我正在使用Kaggle Rossmann dataset训练一个宽而深的模型。代码与本教程中给出的代码非常相似。我只是更改用于建模的数据。
我正在使用的代码如下:
"""Example code for TensorFlow Wide & Deep Tutorial using TF.Learn API."""
from __future__ import absolute_import
from __future__ import division
from __future__ import print_function
import argparse
import shutil
import sys
import tempfile
import pandas as pd
from six.moves import urllib
import tensorflow as tf
CSV_COLUMNS = [
'Store', 'DayOfWeek', 'Sales', 'Customers', 'Open', 'Promo',
'StateHoliday', 'SchoolHoliday', 'StoreType', 'Assortment',
'CompetitionDistance', 'trend', 'Max_TemperatureC', 'Mean_TemperatureC',
'Min_TemperatureC', 'Max_Humidity', 'Mean_Humidity', 'Min_Humidity'
]
StateHoliday = tf.feature_column.categorical_column_with_vocabulary_list(
"StateHoliday", ["True", "False"])
StoreType = tf.feature_column.categorical_column_with_vocabulary_list(
"StoreType", ['c', 'a', 'd', 'b'])
Assortment = tf.feature_column.categorical_column_with_vocabulary_list(
"Assortment", ['c', 'a', 'b'])
CompetitionDistance = tf.feature_column.categorical_column_with_hash_bucket(
"CompetitionDistance", hash_bucket_size=1000)

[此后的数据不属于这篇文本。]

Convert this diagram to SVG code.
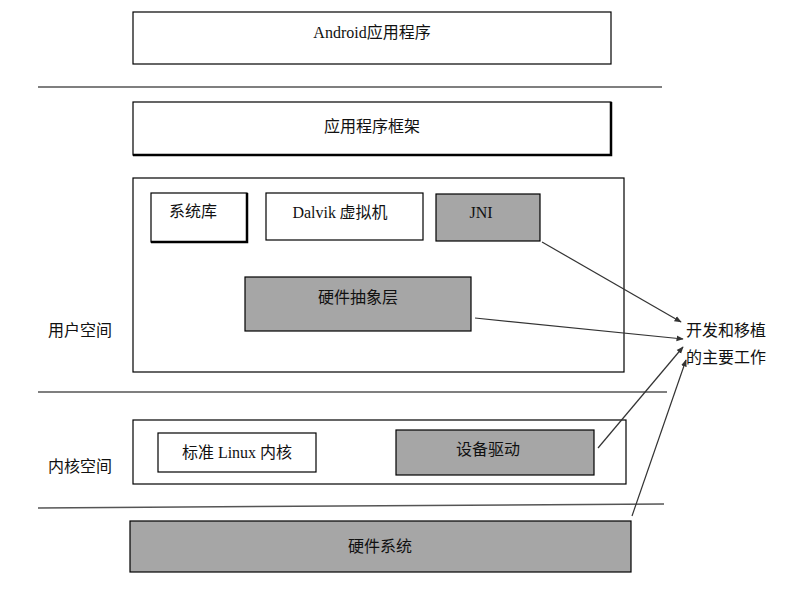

Customers = tf.feature_column.categorical_column_with_hash_bucket(
"Customers", hash_bucket_size=1000)
Store = tf.feature_column.categorical_column_with_hash_bucket(
"Store", hash_bucket_size=1000)
trend = tf.feature_column.numeric_column("trend")
Max_TemperatureC = tf.feature_column.numeric_column("Max_TemperatureC")
Mean_TemperatureC = tf.feature_column.numeric_column("Mean_TemperatureC")
Min_TemperatureC = tf.feature_column.numeric_column("Min_TemperatureC")
Max_Humidity = tf.feature_column.numeric_column("Max_Humidity")
Mean_Humidity = tf.feature_column.numeric_column("Mean_Humidity")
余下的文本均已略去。